On the other hand, a simple “I’m not worried about my name, Senator. My vindication comes from God” would have done the trick nicely. What are you going to say to that?

The thing about biblical vindication is this: it doesn’t always arrive when and where you’d like. Sometimes you receive the words you need to refute your accusers on the spot. Sometimes vindication comes a little later on, through circumstances. Sometimes you have to wait for God’s vindication, and bear your indignation along the way.

But however and whenever it comes, clearing our names is something God does. We haven’t got a hope of pulling that off. The FBI has even less.
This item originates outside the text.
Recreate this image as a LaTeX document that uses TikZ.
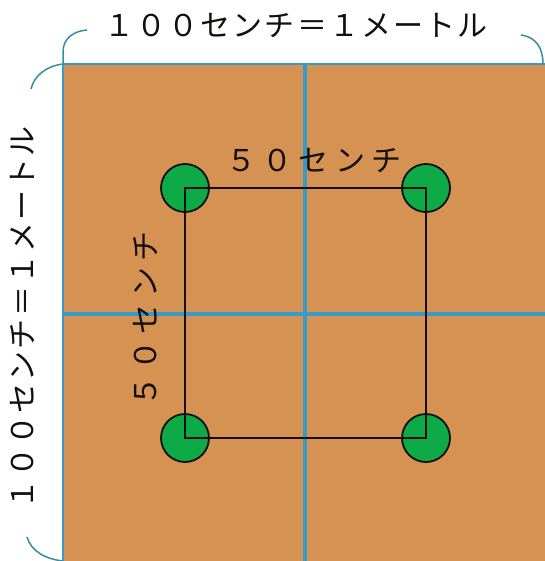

 Acknowledge Losing is a Possibility, but Don’t Ever Give Up

Three of the biggest character guys in the whole Old Testament were Shadrach, Meshach and Abednego. They gave one of the best comebacks in history to the most powerful man on the planet:
“Our God whom we serve is able to deliver us from the burning fiery furnace, and he will deliver us out of your hand, O king. But if not, be it known to you, O king, that we will not serve your gods or worship the golden image that you have set up.”
“But if not.” Wow. That’s the attitude one needs in the face of false accusations. If you’re telling the truth, never back down, even if certain defeat is staring you in the face and even if it appears that waffling, qualifying, over-explaining, equivocating or apologizing might better serve your agenda. One thing is certain: they won’t. They never do.

If, against all odds, Brett Kavanaugh somehow manages to get himself confirmed, it will be because in the end he didn’t back down. That part we can certainly emulate.